**EXERCISE TASK**:
Please set down all the lines beneath this one exactly, without the pictures.

**DATASET SECTION**:
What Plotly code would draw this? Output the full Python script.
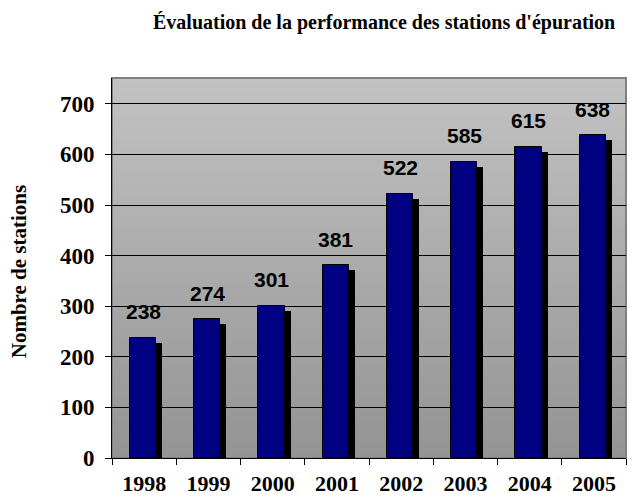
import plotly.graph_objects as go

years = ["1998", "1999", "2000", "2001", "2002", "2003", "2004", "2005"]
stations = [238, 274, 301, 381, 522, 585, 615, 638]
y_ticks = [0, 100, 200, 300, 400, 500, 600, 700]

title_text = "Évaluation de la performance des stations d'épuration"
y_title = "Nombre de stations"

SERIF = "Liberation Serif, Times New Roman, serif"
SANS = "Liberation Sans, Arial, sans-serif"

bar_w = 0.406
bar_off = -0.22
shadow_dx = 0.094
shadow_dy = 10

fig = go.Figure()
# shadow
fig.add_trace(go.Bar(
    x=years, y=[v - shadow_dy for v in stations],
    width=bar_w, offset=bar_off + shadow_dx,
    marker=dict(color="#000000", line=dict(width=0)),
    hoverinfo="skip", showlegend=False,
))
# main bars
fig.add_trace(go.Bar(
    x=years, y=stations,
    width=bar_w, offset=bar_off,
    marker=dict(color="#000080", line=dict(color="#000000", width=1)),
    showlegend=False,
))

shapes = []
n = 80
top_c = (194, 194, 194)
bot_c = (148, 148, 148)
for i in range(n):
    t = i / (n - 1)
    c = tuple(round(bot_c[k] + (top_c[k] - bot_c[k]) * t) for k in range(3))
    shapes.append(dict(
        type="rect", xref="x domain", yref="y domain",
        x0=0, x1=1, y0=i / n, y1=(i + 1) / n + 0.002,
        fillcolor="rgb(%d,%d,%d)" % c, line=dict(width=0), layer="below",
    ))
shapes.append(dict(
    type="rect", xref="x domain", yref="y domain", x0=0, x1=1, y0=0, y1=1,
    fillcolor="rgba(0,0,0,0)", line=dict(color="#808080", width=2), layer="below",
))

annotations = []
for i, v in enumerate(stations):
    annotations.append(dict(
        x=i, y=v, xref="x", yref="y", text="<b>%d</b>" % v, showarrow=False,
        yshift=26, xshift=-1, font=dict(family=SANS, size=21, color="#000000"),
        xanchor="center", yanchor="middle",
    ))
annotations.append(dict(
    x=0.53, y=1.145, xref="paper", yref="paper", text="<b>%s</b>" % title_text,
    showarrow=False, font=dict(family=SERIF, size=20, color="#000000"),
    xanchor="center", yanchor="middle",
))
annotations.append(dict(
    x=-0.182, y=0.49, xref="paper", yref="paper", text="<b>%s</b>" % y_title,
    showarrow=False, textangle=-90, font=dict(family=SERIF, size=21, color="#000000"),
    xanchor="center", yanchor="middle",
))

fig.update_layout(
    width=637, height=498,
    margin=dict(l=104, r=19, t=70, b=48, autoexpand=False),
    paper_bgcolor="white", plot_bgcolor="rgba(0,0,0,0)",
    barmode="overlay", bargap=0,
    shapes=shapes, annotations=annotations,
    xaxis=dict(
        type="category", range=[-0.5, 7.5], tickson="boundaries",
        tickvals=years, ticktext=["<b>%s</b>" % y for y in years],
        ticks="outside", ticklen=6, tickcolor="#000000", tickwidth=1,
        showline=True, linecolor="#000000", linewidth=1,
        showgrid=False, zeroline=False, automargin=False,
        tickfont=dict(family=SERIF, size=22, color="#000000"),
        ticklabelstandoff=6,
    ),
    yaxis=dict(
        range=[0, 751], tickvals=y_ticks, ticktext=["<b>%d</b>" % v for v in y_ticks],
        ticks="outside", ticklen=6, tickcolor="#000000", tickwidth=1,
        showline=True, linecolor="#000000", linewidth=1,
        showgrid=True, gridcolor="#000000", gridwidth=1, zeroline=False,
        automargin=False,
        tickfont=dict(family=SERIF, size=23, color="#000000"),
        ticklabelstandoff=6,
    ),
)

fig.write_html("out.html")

**RESPONSE TO THIS EXERCISE**:
What Plotly code would draw this? Output the full Python script.
import plotly.graph_objects as go

years = ["1998", "1999", "2000", "2001", "2002", "2003", "2004", "2005"]
stations = [238, 274, 301, 381, 522, 585, 615, 638]
y_ticks = [0, 100, 200, 300, 400, 500, 600, 700]

title_text = "Évaluation de la performance des stations d'épuration"
y_title = "Nombre de stations"

SERIF = "Liberation Serif, Times New Roman, serif"
SANS = "Liberation Sans, Arial, sans-serif"

bar_w = 0.406
bar_off = -0.22
shadow_dx = 0.094
shadow_dy = 10

fig = go.Figure()
# shadow
fig.add_trace(go.Bar(
    x=years, y=[v - shadow_dy for v in stations],
    width=bar_w, offset=bar_off + shadow_dx,
    marker=dict(color="#000000", line=dict(width=0)),
    hoverinfo="skip", showlegend=False,
))
# main bars
fig.add_trace(go.Bar(
    x=years, y=stations,
    width=bar_w, offset=bar_off,
    marker=dict(color="#000080", line=dict(color="#000000", width=1)),
    showlegend=False,
))

shapes = []
n = 80
top_c = (194, 194, 194)
bot_c = (148, 148, 148)
for i in range(n):
    t = i / (n - 1)
    c = tuple(round(bot_c[k] + (top_c[k] - bot_c[k]) * t) for k in range(3))
    shapes.append(dict(
        type="rect", xref="x domain", yref="y domain",
        x0=0, x1=1, y0=i / n, y1=(i + 1) / n + 0.002,
        fillcolor="rgb(%d,%d,%d)" % c, line=dict(width=0), layer="below",
    ))
shapes.append(dict(
    type="rect", xref="x domain", yref="y domain", x0=0, x1=1, y0=0, y1=1,
    fillcolor="rgba(0,0,0,0)", line=dict(color="#808080", width=2), layer="below",
))

annotations = []
for i, v in enumerate(stations):
    annotations.append(dict(
        x=i, y=v, xref="x", yref="y", text="<b>%d</b>" % v, showarrow=False,
        yshift=26, xshift=-1, font=dict(family=SANS, size=21, color="#000000"),
        xanchor="center", yanchor="middle",
    ))
annotations.append(dict(
    x=0.53, y=1.145, xref="paper", yref="paper", text="<b>%s</b>" % title_text,
    showarrow=False, font=dict(family=SERIF, size=20, color="#000000"),
    xanchor="center", yanchor="middle",
))
annotations.append(dict(
    x=-0.182, y=0.49, xref="paper", yref="paper", text="<b>%s</b>" % y_title,
    showarrow=False, textangle=-90, font=dict(family=SERIF, size=21, color="#000000"),
    xanchor="center", yanchor="middle",
))

fig.update_layout(
    width=637, height=498,
    margin=dict(l=104, r=19, t=70, b=48, autoexpand=False),
    paper_bgcolor="white", plot_bgcolor="rgba(0,0,0,0)",
    barmode="overlay", bargap=0,
    shapes=shapes, annotations=annotations,
    xaxis=dict(
        type="category", range=[-0.5, 7.5], tickson="boundaries",
        tickvals=years, ticktext=["<b>%s</b>" % y for y in years],
        ticks="outside", ticklen=6, tickcolor="#000000", tickwidth=1,
        showline=True, linecolor="#000000", linewidth=1,
        showgrid=False, zeroline=False, automargin=False,
        tickfont=dict(family=SERIF, size=22, color="#000000"),
        ticklabelstandoff=6,
    ),
    yaxis=dict(
        range=[0, 751], tickvals=y_ticks, ticktext=["<b>%d</b>" % v for v in y_ticks],
        ticks="outside", ticklen=6, tickcolor="#000000", tickwidth=1,
        showline=True, linecolor="#000000", linewidth=1,
        showgrid=True, gridcolor="#000000", gridwidth=1, zeroline=False,
        automargin=False,
        tickfont=dict(family=SERIF, size=23, color="#000000"),
        ticklabelstandoff=6,
    ),
)

fig.write_html("out.html")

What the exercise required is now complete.